Suspension: There are several high kerbs around the circuit requiring good suspension compliance, although Turn 10 has been re-profiled for this year, meaning the very high kerbs previously in place through that particular corner will be different. Continual braking demands also call for a softer car; a requirement balanced against wanting to run the car as low as possible without wearing the plank too much.
Brakes: Brakes are under constant use here. Although none of the braking demands are individually severe, the relentless nature of continual braking gives scarce opportunity for cooling. This affects the discs, pads and even the brake callipers themselves.
Engine: With an average speed of under 170kph, engine maps are designed to target driveability through the lower revs. Of the 23 corners 10 are taken in second or first, 7 in third and only 1 is taken in fourth gear, meaning the engine is working at between 8,000 and 13,000rpm for the majority of the corner apexes and exits.
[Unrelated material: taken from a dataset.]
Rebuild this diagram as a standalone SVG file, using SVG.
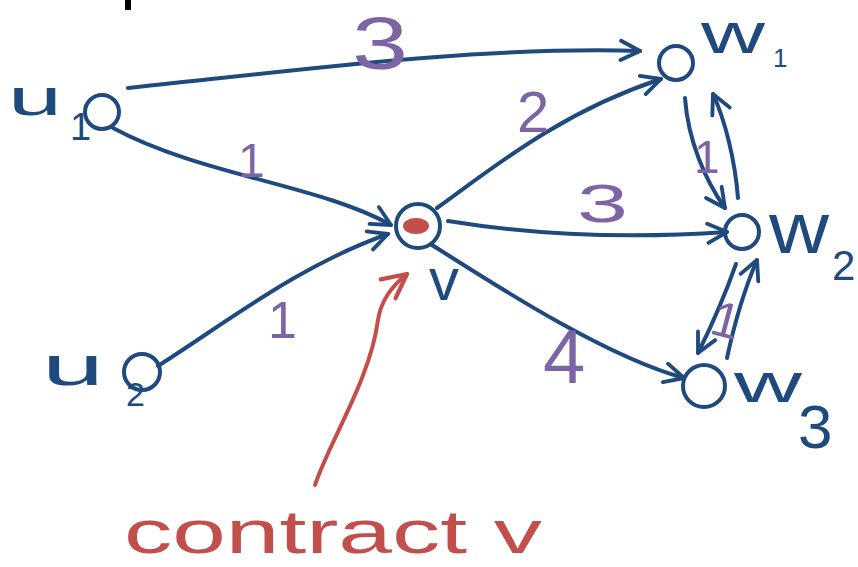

Tyres: Pirelli’s supersoft compound makes a return alongside the medium, which is a change from the 2012 allocation of soft and supersoft. With 23 corners, the tyres have to perform very well under traction and braking. One of the biggest causes of tyre wear is wheelspin, so rear suspension will be set up to give maximum longitudinal grip. Singapore is a long race – normally running right up to the 2 hour limit – which puts further stress on the tyres; particularly as the cars carry one of the heaviest fuel loads of the year. One factor in favour of the tyres is that – being a night race – the track temperature drops from a peak of around 50°C in the day to closer to 30°C during running times.